South Korea stands out as one of the few economies benefiting from a productivity boost linked to artificial intelligence (AI), although escalating tensions between the U.S. and China over semiconductor supplies could pose risks to its growth, according to analysts from Bank of America.
The semiconductor sector comprises 17% of South Korea’s exports, with the nation emerging as a major beneficiary of the AI surge, reporting over a 50% increase in exports year-over-year, as highlighted in a report by Bank of America Global Research. Looking forward, analysts expect that South Korea’s substantial investments in AI research and development and a rising number of AI-related patents will further enhance its role in AI technology adoption.

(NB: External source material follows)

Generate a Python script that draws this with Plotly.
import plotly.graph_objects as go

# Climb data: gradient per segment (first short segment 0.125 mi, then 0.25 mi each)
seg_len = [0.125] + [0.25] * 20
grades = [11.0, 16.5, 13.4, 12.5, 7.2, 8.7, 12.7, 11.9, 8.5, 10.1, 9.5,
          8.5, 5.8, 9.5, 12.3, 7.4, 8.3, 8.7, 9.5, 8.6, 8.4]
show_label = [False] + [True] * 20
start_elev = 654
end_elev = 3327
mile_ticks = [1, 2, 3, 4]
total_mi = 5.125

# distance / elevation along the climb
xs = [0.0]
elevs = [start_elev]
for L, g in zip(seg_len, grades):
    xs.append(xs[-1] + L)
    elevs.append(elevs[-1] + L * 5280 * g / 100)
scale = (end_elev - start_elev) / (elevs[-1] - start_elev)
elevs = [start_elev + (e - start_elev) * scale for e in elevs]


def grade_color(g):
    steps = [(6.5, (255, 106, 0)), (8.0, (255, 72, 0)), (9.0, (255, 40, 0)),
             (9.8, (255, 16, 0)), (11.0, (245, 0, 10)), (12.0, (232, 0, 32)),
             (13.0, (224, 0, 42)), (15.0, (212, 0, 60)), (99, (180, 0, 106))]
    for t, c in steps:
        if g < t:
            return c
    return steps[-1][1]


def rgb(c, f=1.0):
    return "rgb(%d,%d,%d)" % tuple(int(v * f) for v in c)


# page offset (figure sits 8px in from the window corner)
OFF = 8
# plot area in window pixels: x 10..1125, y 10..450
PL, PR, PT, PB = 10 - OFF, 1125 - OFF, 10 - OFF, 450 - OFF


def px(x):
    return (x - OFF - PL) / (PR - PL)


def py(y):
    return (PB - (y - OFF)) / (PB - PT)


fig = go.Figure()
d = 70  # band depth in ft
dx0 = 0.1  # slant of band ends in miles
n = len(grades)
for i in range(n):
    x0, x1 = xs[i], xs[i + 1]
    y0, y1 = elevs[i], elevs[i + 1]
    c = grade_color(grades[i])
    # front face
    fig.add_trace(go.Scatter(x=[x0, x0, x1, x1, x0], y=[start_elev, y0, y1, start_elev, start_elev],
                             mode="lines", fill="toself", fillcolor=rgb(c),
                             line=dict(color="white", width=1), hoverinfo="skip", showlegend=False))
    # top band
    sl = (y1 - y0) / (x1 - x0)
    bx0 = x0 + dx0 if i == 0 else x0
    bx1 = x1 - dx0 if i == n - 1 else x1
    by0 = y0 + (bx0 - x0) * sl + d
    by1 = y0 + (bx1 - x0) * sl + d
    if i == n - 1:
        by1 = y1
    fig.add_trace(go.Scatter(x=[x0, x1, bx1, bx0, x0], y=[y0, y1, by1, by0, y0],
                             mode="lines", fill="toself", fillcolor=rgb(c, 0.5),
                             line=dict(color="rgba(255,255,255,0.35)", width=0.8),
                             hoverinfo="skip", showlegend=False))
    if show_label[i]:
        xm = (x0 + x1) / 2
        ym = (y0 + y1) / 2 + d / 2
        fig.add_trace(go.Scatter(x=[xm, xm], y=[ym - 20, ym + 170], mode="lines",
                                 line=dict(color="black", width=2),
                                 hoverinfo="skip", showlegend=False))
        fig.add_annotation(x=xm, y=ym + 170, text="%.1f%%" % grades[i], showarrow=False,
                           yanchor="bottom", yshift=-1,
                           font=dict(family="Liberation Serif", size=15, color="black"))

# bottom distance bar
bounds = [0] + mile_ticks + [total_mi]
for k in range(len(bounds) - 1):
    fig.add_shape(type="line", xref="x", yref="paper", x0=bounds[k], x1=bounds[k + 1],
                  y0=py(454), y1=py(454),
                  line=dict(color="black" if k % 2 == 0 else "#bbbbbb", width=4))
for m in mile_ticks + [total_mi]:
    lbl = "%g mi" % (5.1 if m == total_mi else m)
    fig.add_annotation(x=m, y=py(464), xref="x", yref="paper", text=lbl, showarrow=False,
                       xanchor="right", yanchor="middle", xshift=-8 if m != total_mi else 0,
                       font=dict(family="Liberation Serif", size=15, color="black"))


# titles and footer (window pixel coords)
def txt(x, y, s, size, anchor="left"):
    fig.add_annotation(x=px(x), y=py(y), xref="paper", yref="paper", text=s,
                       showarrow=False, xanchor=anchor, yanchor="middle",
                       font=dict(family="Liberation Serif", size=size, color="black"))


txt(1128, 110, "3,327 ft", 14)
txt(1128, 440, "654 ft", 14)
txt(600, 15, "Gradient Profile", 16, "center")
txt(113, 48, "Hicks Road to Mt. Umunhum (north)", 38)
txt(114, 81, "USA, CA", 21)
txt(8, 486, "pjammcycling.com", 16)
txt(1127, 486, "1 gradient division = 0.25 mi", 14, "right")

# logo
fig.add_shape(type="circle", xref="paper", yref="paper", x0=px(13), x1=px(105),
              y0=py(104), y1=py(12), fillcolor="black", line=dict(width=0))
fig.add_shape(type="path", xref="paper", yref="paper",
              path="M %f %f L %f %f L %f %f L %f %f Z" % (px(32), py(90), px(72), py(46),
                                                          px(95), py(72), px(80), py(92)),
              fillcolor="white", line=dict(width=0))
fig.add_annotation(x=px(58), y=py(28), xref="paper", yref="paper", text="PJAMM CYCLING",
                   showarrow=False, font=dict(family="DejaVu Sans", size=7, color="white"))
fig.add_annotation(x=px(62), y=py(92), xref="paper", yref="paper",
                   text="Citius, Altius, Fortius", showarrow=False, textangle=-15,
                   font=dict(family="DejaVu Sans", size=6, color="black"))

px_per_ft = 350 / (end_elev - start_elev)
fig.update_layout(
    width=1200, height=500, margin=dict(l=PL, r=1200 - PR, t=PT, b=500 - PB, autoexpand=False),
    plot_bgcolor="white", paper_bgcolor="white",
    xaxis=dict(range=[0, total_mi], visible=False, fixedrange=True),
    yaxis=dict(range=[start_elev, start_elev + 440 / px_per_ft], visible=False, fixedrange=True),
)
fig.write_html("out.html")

Nonetheless, analysts caution that potential geopolitical conflicts may disrupt the semiconductor supply chain, particularly amid increasing U.S.-China tensions. Although South Korea has managed to diversify its chip exports beyond China, over 30% of its chip exports in 2023 were still directed to China and Hong Kong, with a similar amount shipped to the U.S.

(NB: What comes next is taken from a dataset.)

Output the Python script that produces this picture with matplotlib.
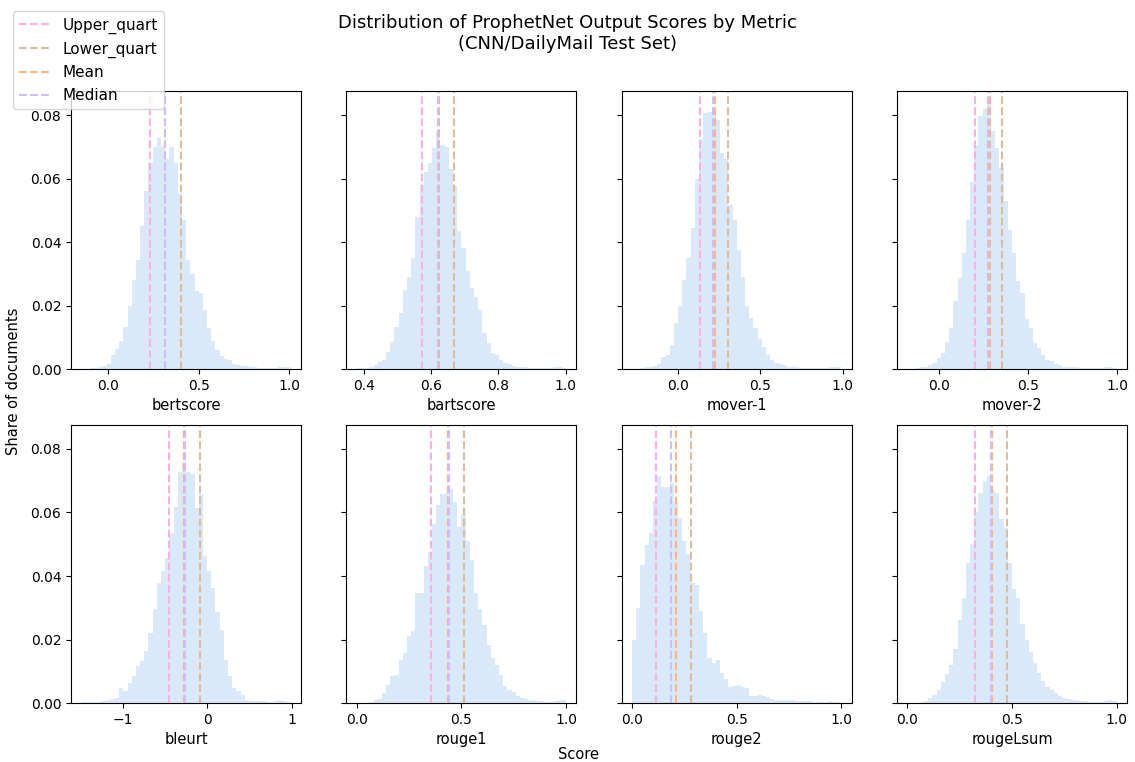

Should geopolitical frictions escalate and the U.S. implement tighter trade restrictions on advanced or AI-related chip exports to China, South Korean memory semiconductor exports could face serious setbacks, the Bank of America analysts warned.
Additionally, South Korean chip manufacturers rely on China for certain components and equipment necessary for chip production. Disruptions in this supply chain due to rising tensions could complicate South Korean companies’ access to essential tools for chip manufacturing.

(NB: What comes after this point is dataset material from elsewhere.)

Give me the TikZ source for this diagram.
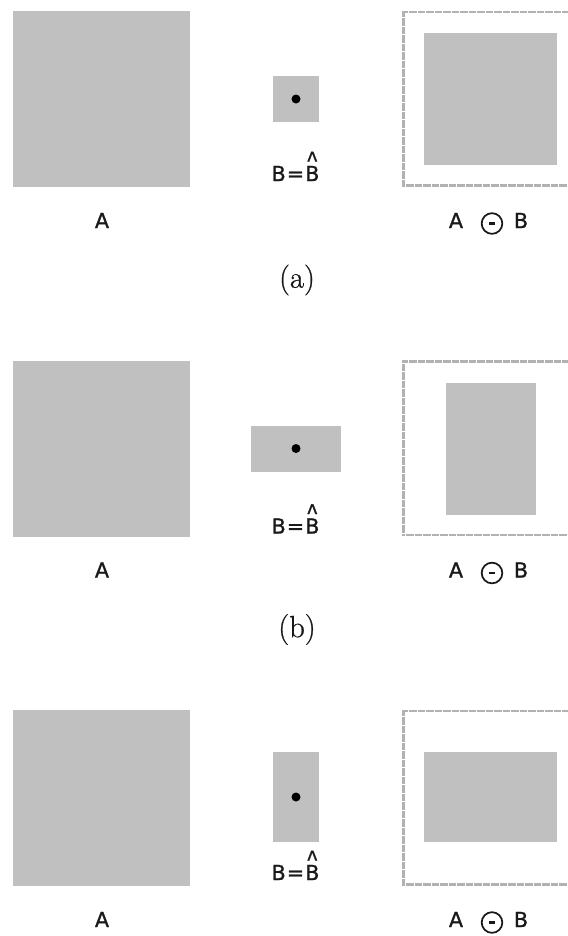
\documentclass[tikz,border=0pt]{standalone}
\usepackage{fontspec}
\usepackage{graphicx}
\newfontfamily\labfont[FakeBold=1.2]{DejaVu Sans}
\newfontfamily\hatfont[FakeBold=1.2]{Liberation Sans}
\newfontfamily\captfont[FakeBold=0.8]{Latin Modern Roman}
\definecolor{shapegray}{RGB}{192,192,192}
\definecolor{rimgray}{RGB}{178,178,178}
\definecolor{inkgray}{RGB}{25,25,25}
\newcommand{\hatted}[1]{\leavevmode\setbox0\hbox{#1}\rlap{\hbox to\wd0{\hss\raisebox{8pt}{\hatfont\scalebox{1.0}[1.3]{\textasciicircum}}\hss}}#1}
\tikzset{
  shp/.style={fill=shapegray},
  rim/.style={draw=rimgray, line width=2.2pt, dash pattern=on 0.6pt off 0.25pt},
  lab/.style={font=\labfont\fontsize{15.5}{18}\selectfont, text=inkgray, inner sep=0pt, anchor=base},
  capt/.style={font=\captfont\fontsize{23}{27}\selectfont, text=black!90, inner sep=0pt},
  opcirc/.style={circle, draw=inkgray, line width=1.3pt, minimum size=15.5pt, inner sep=0pt},
  dot/.style={fill=black}
}
\newcommand{\beq}{B\kern0.8pt=\kern0.8pt\hatted{B}}
\begin{document}
\begin{tikzpicture}[x=0.75pt,y=-0.75pt]
\useasboundingbox (0,0) rectangle (568,936);
% ---------- panel (a)
\fill[shp] (13,11) rectangle (190,187);
\node[lab] (Aa) at (102,228) {A};
\fill[shp] (273,76) rectangle (319,122);
\fill[dot] (296,99) circle (4.5);
\node[lab] (Ba) at (295.5,181) {\beq};
\draw[rim] (568,12) -- (403.5,12) -- (403.5,185.5) -- (568,185.5);
\fill[shp] (424,33) rectangle (557,165);
\node[lab] (EAa) at (456,228) {A};
\node[opcirc] (Oa) at (492,223.5) {};
\draw[inkgray, line width=1.6pt] ([xshift=-2.6pt]Oa.center) -- ([xshift=2.6pt]Oa.center);
\node[lab] (EBa) at (521,228) {B};
\node[capt] (capa) at (297,280) {(a)};
% ---------- panel (b)
\begin{scope}[shift={(0,349.5)}]
\fill[shp] (13,11) rectangle (190,187);
\node[lab] (Ab) at (102,228) {A};
\fill[shp] (251,76) rectangle (341,122);
\fill[dot] (296,99) circle (4.5);
\node[lab] (Bb) at (295.5,184) {\beq};
\draw[rim] (568,12) -- (403.5,12) -- (403.5,185.5) -- (568,185.5);
\fill[shp] (446,33) rectangle (536,165);
\node[lab] (EAb) at (456,228) {A};
\node[opcirc] (Ob) at (492,223.5) {};
\draw[inkgray, line width=1.6pt] ([xshift=-2.6pt]Ob.center) -- ([xshift=2.6pt]Ob.center);
\node[lab] (EBb) at (521,228) {B};
\node[capt] (capb) at (297,280) {(b)};
\end{scope}
% ---------- panel (c)
\begin{scope}[shift={(0,699)}]
\fill[shp] (13,11) rectangle (190,187);
\node[lab] (Ac) at (102,228) {A};
\fill[shp] (273,53) rectangle (319,143);
\fill[dot] (296,98) circle (4.5);
\node[lab] (Bc) at (295.5,181) {\beq};
\draw[rim] (568,12) -- (403.5,12) -- (403.5,185.5) -- (568,185.5);
\fill[shp] (424,53) rectangle (557,143);
\node[lab] (EAc) at (456,228) {A};
\node[opcirc] (Oc) at (492,223.5) {};
\draw[inkgray, line width=1.6pt] ([xshift=-2.6pt]Oc.center) -- ([xshift=2.6pt]Oc.center);
\node[lab] (EBc) at (521,228) {B};
\end{scope}
\end{tikzpicture}
\end{document}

The U.S. has reportedly urged South Korea to limit exports to China of technology and equipment for producing memory and advanced logic chips, specifically those more advanced than 14-nanometer and DRAM memory chips exceeding 18-nanometer technology. South Korean officials are contemplating this request, mindful of the potential impact on major firms like Samsung and SK Hynix, which have operations in China — their largest trading partner.
In a related development, the Biden administration is considering applying a foreign direct product rule that would control exports to allies continuing to supply chip-making tools and equipment to China. This regulation would prevent the export of any goods produced with a defined proportion of U.S. intellectual property components to any country.